Insurers are pumping money into digital health startups--a sector that's raising record amounts of cash.
Fueled by the medical-loss ratio rule in the Affordable Care Act mandating that insurers redeploy capital rather then distribute it to shareholders, payers are entering into venture funding deals with health startups.
"They're mandated by law to use these funds in a variety of different ways. Why not use it in a way that could result in additional returns while at the same time meeting the requirements?" Josh Kaye, a partner at the multinational law firm DLA Piper, says in a Forbes article.
Blue Cross and Blue Shield of Florida, for instance, has created an accelerator for healthcare startups based in Jacksonville. Horizon Healthcare Services in New Jersey is putting $3.7 million into oncology big data company Cota.

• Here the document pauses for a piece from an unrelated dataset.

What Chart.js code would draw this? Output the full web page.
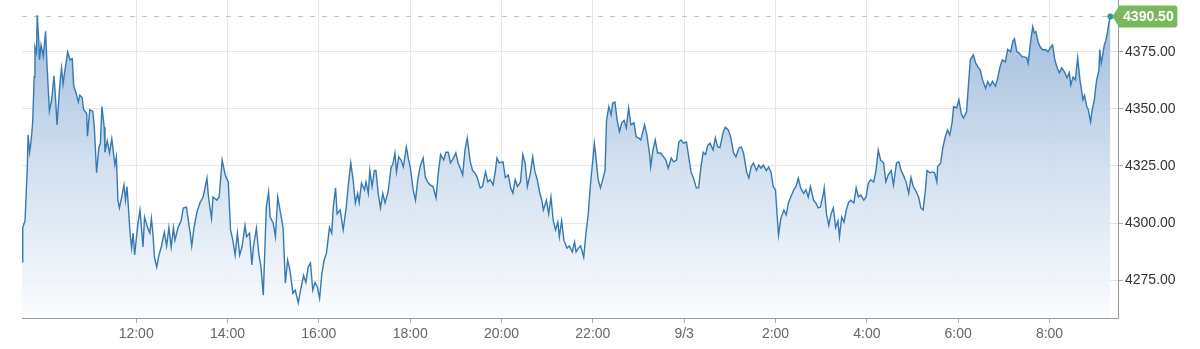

Accenture recently predicted that funding for digital healthcare startups in the U.S. will double to is $6.5 billion by the end of 2017. It's on pace for another record-setting year, according to Rock Health, with $2.3 billion raised in the first half of 2014.
The Forbes article makes the point that corporate investors tend to have little interest in the success of their portfolio ventures and end up competing with them instead. However, with the ACA forcing insurers and providers to work together to improve care, quality and efficiency, that could be different for health startups.
At a May hearing, Sen. John D. Rockefeller IV (D-W.Va.) touted the medical-loss ratio as "working the way we hoped it would," saying it has "forced insurance companies to review their operations and reduce their non-healthcare costs."
Insurers issued about $513 million in rebates for 2012 under the medical-loss ratio requirement, according to a Commonwealth Fund report, half of the amount paid in 2011. However, a separate report found less than 1 percent of premiums in 2011 went toward improving healthcare quality.